======== SOURCE MATERIAL ========
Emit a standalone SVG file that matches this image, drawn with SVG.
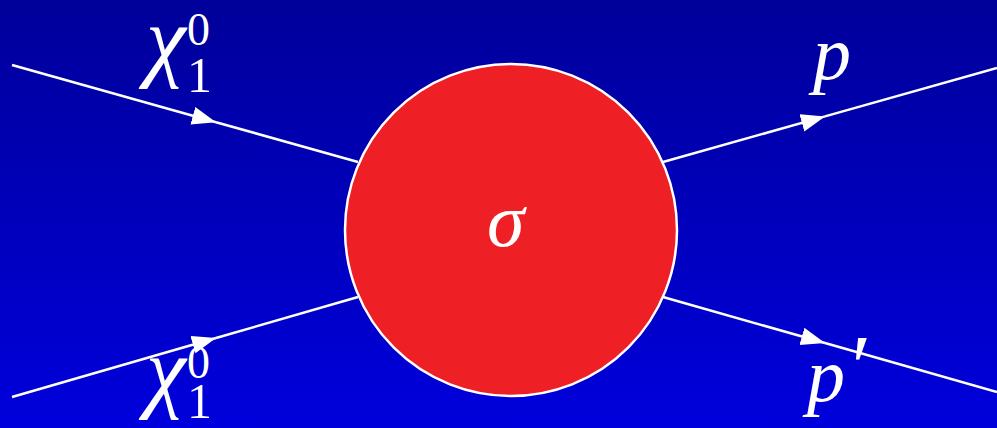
<svg xmlns="http://www.w3.org/2000/svg" width="997" height="428" viewBox="0 0 997 428">
<defs>
<linearGradient id="bg" x1="0" y1="0" x2="0" y2="1">
<stop offset="0" stop-color="#00009a"/>
<stop offset="1" stop-color="#0000dc"/>
</linearGradient>
<marker id="arr" markerUnits="userSpaceOnUse" markerWidth="26" markerHeight="20" refX="24" refY="9" orient="auto">
<path d="M0,0 L24,9 L0,18 z" fill="#fff"/>
</marker>
<style>
.ln{stroke:#fff;stroke-width:2.5;fill:none}
.t{font-family:"Liberation Serif","DejaVu Serif",serif;font-style:italic;fill:#fff}
.n{font-family:"Liberation Serif","DejaVu Serif",serif;fill:#fff}
</style>
</defs>
<rect width="997" height="428" fill="url(#bg)"/>
<g id="connectors">
<path class="ln" d="M12,65 L216,122.2" marker-end="url(#arr)"/>
<path class="ln" d="M216,122.2 L358,162"/>
<path class="ln" d="M12,397 L216,338" marker-end="url(#arr)"/>
<path class="ln" d="M216,338 L358,297"/>
<path class="ln" d="M663,162 L825,116.4" marker-end="url(#arr)"/>
<path class="ln" d="M825,116.4 L997,68"/>
<path class="ln" d="M663,297 L825,343" marker-end="url(#arr)"/>
<path class="ln" d="M825,343 L997,392"/>
</g>
<g id="blob">
<circle cx="511" cy="230" r="166" fill="#ee2026" stroke="#fff" stroke-width="2.5"/>
<text class="t" x="487" y="246" font-size="76">σ</text>
</g>
<g id="chi-top">
<text class="t" x="146" y="70" font-size="90">χ</text>
<text class="n" x="187" y="92" font-size="50">1</text>
<text class="n" x="187" y="45" font-size="46">0</text>
</g>
<g id="chi-bottom">
<text class="t" x="146" y="401" font-size="90">χ</text>
<text class="n" x="187" y="418" font-size="50">1</text>
<text class="n" x="187" y="378" font-size="46">0</text>
</g>
<g id="p-top">
<text class="t" x="813" y="79" font-size="76">p</text>
</g>
<g id="p-bottom">
<text class="t" x="807" y="401" font-size="76">p</text>
<text class="t" x="846" y="398" font-size="90">′</text>
</g>
</svg>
========
Quote the listing above in full, except for the pictures.

Emit a standalone SVG file that matches this image, drawn with SVG.
<svg xmlns="http://www.w3.org/2000/svg" width="997" height="428" viewBox="0 0 997 428">
<defs>
<linearGradient id="bg" x1="0" y1="0" x2="0" y2="1">
<stop offset="0" stop-color="#00009a"/>
<stop offset="1" stop-color="#0000dc"/>
</linearGradient>
<marker id="arr" markerUnits="userSpaceOnUse" markerWidth="26" markerHeight="20" refX="24" refY="9" orient="auto">
<path d="M0,0 L24,9 L0,18 z" fill="#fff"/>
</marker>
<style>
.ln{stroke:#fff;stroke-width:2.5;fill:none}
.t{font-family:"Liberation Serif","DejaVu Serif",serif;font-style:italic;fill:#fff}
.n{font-family:"Liberation Serif","DejaVu Serif",serif;fill:#fff}
</style>
</defs>
<rect width="997" height="428" fill="url(#bg)"/>
<g id="connectors">
<path class="ln" d="M12,65 L216,122.2" marker-end="url(#arr)"/>
<path class="ln" d="M216,122.2 L358,162"/>
<path class="ln" d="M12,397 L216,338" marker-end="url(#arr)"/>
<path class="ln" d="M216,338 L358,297"/>
<path class="ln" d="M663,162 L825,116.4" marker-end="url(#arr)"/>
<path class="ln" d="M825,116.4 L997,68"/>
<path class="ln" d="M663,297 L825,343" marker-end="url(#arr)"/>
<path class="ln" d="M825,343 L997,392"/>
</g>
<g id="blob">
<circle cx="511" cy="230" r="166" fill="#ee2026" stroke="#fff" stroke-width="2.5"/>
<text class="t" x="487" y="246" font-size="76">σ</text>
</g>
<g id="chi-top">
<text class="t" x="146" y="70" font-size="90">χ</text>
<text class="n" x="187" y="92" font-size="50">1</text>
<text class="n" x="187" y="45" font-size="46">0</text>
</g>
<g id="chi-bottom">
<text class="t" x="146" y="401" font-size="90">χ</text>
<text class="n" x="187" y="418" font-size="50">1</text>
<text class="n" x="187" y="378" font-size="46">0</text>
</g>
<g id="p-top">
<text class="t" x="813" y="79" font-size="76">p</text>
</g>
<g id="p-bottom">
<text class="t" x="807" y="401" font-size="76">p</text>
<text class="t" x="846" y="398" font-size="90">′</text>
</g>
</svg>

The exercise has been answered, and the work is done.